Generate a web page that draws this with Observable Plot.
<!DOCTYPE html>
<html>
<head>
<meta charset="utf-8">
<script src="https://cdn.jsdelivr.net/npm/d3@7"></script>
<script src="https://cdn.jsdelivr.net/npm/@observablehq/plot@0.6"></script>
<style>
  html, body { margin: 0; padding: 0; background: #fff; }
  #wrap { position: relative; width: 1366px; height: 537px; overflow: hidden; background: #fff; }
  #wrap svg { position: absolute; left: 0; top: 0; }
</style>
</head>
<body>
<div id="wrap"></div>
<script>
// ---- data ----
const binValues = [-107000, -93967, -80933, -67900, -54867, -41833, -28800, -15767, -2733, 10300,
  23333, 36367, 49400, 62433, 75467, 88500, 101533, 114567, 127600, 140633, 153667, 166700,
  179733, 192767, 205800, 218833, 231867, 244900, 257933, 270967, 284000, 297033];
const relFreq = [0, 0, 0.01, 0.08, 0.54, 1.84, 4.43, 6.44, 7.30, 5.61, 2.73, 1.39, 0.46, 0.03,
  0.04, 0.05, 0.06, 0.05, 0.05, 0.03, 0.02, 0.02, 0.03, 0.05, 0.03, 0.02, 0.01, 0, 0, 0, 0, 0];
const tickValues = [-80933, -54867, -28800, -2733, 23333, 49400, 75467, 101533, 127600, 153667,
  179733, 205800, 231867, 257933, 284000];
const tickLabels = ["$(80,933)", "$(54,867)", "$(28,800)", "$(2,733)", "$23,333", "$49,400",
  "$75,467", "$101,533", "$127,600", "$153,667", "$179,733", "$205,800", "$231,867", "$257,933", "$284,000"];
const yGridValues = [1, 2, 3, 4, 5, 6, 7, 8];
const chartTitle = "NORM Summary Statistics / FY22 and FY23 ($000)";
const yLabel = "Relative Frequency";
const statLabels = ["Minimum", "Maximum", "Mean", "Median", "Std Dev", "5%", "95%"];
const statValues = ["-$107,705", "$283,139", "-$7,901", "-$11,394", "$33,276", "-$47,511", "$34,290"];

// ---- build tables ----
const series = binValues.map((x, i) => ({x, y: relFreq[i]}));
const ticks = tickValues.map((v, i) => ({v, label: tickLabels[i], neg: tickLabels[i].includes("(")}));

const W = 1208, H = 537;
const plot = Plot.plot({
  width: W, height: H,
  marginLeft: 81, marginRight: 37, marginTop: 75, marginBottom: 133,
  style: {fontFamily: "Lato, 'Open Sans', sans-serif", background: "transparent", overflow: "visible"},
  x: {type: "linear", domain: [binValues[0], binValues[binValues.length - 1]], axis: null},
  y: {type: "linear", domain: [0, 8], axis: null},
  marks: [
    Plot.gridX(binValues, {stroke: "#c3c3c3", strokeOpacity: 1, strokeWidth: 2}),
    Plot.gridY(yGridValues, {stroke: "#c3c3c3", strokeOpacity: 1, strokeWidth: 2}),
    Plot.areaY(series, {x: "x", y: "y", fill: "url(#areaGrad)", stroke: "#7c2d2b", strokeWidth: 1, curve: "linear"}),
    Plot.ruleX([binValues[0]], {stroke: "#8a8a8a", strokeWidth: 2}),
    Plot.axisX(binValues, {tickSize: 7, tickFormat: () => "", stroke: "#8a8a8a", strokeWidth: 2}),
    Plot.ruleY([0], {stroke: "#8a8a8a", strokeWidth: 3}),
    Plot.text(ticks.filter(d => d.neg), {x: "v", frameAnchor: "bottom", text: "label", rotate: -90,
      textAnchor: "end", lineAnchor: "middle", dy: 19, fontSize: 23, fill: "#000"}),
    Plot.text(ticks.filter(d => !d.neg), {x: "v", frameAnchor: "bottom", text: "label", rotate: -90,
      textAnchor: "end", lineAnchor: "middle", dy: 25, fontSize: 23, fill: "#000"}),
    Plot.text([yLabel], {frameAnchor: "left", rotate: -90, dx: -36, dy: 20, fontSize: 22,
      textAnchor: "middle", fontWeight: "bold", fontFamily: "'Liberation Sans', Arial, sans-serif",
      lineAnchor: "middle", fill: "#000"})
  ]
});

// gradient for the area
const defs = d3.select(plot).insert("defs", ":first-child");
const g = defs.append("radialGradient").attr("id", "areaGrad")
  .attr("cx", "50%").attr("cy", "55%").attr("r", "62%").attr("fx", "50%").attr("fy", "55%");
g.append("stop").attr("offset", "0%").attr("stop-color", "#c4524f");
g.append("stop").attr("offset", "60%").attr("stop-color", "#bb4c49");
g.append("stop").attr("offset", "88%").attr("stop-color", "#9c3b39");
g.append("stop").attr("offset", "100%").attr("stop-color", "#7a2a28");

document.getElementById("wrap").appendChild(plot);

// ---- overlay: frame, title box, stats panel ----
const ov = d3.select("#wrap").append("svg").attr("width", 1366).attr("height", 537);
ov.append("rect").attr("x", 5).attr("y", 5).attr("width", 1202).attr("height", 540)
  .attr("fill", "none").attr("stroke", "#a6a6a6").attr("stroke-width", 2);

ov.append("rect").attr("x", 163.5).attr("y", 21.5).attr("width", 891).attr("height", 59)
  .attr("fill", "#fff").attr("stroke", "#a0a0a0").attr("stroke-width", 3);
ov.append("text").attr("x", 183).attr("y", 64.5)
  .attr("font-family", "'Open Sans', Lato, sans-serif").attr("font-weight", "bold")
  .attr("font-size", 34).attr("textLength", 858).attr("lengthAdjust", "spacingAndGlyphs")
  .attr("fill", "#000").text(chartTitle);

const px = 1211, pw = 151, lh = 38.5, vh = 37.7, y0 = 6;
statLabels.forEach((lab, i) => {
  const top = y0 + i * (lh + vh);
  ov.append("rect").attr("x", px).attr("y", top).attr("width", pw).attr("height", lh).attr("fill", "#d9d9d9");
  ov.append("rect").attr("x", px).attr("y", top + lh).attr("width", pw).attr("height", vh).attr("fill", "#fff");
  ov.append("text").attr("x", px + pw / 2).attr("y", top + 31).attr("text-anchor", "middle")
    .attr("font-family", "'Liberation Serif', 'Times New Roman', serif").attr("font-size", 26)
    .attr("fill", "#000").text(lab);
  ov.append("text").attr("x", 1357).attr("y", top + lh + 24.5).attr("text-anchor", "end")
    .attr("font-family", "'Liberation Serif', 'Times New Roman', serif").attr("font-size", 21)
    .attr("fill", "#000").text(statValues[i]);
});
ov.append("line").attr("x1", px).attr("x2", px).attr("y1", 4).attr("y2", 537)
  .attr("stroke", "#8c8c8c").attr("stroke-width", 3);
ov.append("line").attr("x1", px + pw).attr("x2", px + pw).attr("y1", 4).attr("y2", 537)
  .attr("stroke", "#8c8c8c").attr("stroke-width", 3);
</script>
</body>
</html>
########################################
WRITTEN TASK
Type out the material again exactly as presented.

ANSWER TO THIS TASK
Generate a web page that draws this with Observable Plot.
<!DOCTYPE html>
<html>
<head>
<meta charset="utf-8">
<script src="https://cdn.jsdelivr.net/npm/d3@7"></script>
<script src="https://cdn.jsdelivr.net/npm/@observablehq/plot@0.6"></script>
<style>
  html, body { margin: 0; padding: 0; background: #fff; }
  #wrap { position: relative; width: 1366px; height: 537px; overflow: hidden; background: #fff; }
  #wrap svg { position: absolute; left: 0; top: 0; }
</style>
</head>
<body>
<div id="wrap"></div>
<script>
// ---- data ----
const binValues = [-107000, -93967, -80933, -67900, -54867, -41833, -28800, -15767, -2733, 10300,
  23333, 36367, 49400, 62433, 75467, 88500, 101533, 114567, 127600, 140633, 153667, 166700,
  179733, 192767, 205800, 218833, 231867, 244900, 257933, 270967, 284000, 297033];
const relFreq = [0, 0, 0.01, 0.08, 0.54, 1.84, 4.43, 6.44, 7.30, 5.61, 2.73, 1.39, 0.46, 0.03,
  0.04, 0.05, 0.06, 0.05, 0.05, 0.03, 0.02, 0.02, 0.03, 0.05, 0.03, 0.02, 0.01, 0, 0, 0, 0, 0];
const tickValues = [-80933, -54867, -28800, -2733, 23333, 49400, 75467, 101533, 127600, 153667,
  179733, 205800, 231867, 257933, 284000];
const tickLabels = ["$(80,933)", "$(54,867)", "$(28,800)", "$(2,733)", "$23,333", "$49,400",
  "$75,467", "$101,533", "$127,600", "$153,667", "$179,733", "$205,800", "$231,867", "$257,933", "$284,000"];
const yGridValues = [1, 2, 3, 4, 5, 6, 7, 8];
const chartTitle = "NORM Summary Statistics / FY22 and FY23 ($000)";
const yLabel = "Relative Frequency";
const statLabels = ["Minimum", "Maximum", "Mean", "Median", "Std Dev", "5%", "95%"];
const statValues = ["-$107,705", "$283,139", "-$7,901", "-$11,394", "$33,276", "-$47,511", "$34,290"];

// ---- build tables ----
const series = binValues.map((x, i) => ({x, y: relFreq[i]}));
const ticks = tickValues.map((v, i) => ({v, label: tickLabels[i], neg: tickLabels[i].includes("(")}));

const W = 1208, H = 537;
const plot = Plot.plot({
  width: W, height: H,
  marginLeft: 81, marginRight: 37, marginTop: 75, marginBottom: 133,
  style: {fontFamily: "Lato, 'Open Sans', sans-serif", background: "transparent", overflow: "visible"},
  x: {type: "linear", domain: [binValues[0], binValues[binValues.length - 1]], axis: null},
  y: {type: "linear", domain: [0, 8], axis: null},
  marks: [
    Plot.gridX(binValues, {stroke: "#c3c3c3", strokeOpacity: 1, strokeWidth: 2}),
    Plot.gridY(yGridValues, {stroke: "#c3c3c3", strokeOpacity: 1, strokeWidth: 2}),
    Plot.areaY(series, {x: "x", y: "y", fill: "url(#areaGrad)", stroke: "#7c2d2b", strokeWidth: 1, curve: "linear"}),
    Plot.ruleX([binValues[0]], {stroke: "#8a8a8a", strokeWidth: 2}),
    Plot.axisX(binValues, {tickSize: 7, tickFormat: () => "", stroke: "#8a8a8a", strokeWidth: 2}),
    Plot.ruleY([0], {stroke: "#8a8a8a", strokeWidth: 3}),
    Plot.text(ticks.filter(d => d.neg), {x: "v", frameAnchor: "bottom", text: "label", rotate: -90,
      textAnchor: "end", lineAnchor: "middle", dy: 19, fontSize: 23, fill: "#000"}),
    Plot.text(ticks.filter(d => !d.neg), {x: "v", frameAnchor: "bottom", text: "label", rotate: -90,
      textAnchor: "end", lineAnchor: "middle", dy: 25, fontSize: 23, fill: "#000"}),
    Plot.text([yLabel], {frameAnchor: "left", rotate: -90, dx: -36, dy: 20, fontSize: 22,
      textAnchor: "middle", fontWeight: "bold", fontFamily: "'Liberation Sans', Arial, sans-serif",
      lineAnchor: "middle", fill: "#000"})
  ]
});

// gradient for the area
const defs = d3.select(plot).insert("defs", ":first-child");
const g = defs.append("radialGradient").attr("id", "areaGrad")
  .attr("cx", "50%").attr("cy", "55%").attr("r", "62%").attr("fx", "50%").attr("fy", "55%");
g.append("stop").attr("offset", "0%").attr("stop-color", "#c4524f");
g.append("stop").attr("offset", "60%").attr("stop-color", "#bb4c49");
g.append("stop").attr("offset", "88%").attr("stop-color", "#9c3b39");
g.append("stop").attr("offset", "100%").attr("stop-color", "#7a2a28");

document.getElementById("wrap").appendChild(plot);

// ---- overlay: frame, title box, stats panel ----
const ov = d3.select("#wrap").append("svg").attr("width", 1366).attr("height", 537);
ov.append("rect").attr("x", 5).attr("y", 5).attr("width", 1202).attr("height", 540)
  .attr("fill", "none").attr("stroke", "#a6a6a6").attr("stroke-width", 2);

ov.append("rect").attr("x", 163.5).attr("y", 21.5).attr("width", 891).attr("height", 59)
  .attr("fill", "#fff").attr("stroke", "#a0a0a0").attr("stroke-width", 3);
ov.append("text").attr("x", 183).attr("y", 64.5)
  .attr("font-family", "'Open Sans', Lato, sans-serif").attr("font-weight", "bold")
  .attr("font-size", 34).attr("textLength", 858).attr("lengthAdjust", "spacingAndGlyphs")
  .attr("fill", "#000").text(chartTitle);

const px = 1211, pw = 151, lh = 38.5, vh = 37.7, y0 = 6;
statLabels.forEach((lab, i) => {
  const top = y0 + i * (lh + vh);
  ov.append("rect").attr("x", px).attr("y", top).attr("width", pw).attr("height", lh).attr("fill", "#d9d9d9");
  ov.append("rect").attr("x", px).attr("y", top + lh).attr("width", pw).attr("height", vh).attr("fill", "#fff");
  ov.append("text").attr("x", px + pw / 2).attr("y", top + 31).attr("text-anchor", "middle")
    .attr("font-family", "'Liberation Serif', 'Times New Roman', serif").attr("font-size", 26)
    .attr("fill", "#000").text(lab);
  ov.append("text").attr("x", 1357).attr("y", top + lh + 24.5).attr("text-anchor", "end")
    .attr("font-family", "'Liberation Serif', 'Times New Roman', serif").attr("font-size", 21)
    .attr("fill", "#000").text(statValues[i]);
});
ov.append("line").attr("x1", px).attr("x2", px).attr("y1", 4).attr("y2", 537)
  .attr("stroke", "#8c8c8c").attr("stroke-width", 3);
ov.append("line").attr("x1", px + pw).attr("x2", px + pw).attr("y1", 4).attr("y2", 537)
  .attr("stroke", "#8c8c8c").attr("stroke-width", 3);
</script>
</body>
</html>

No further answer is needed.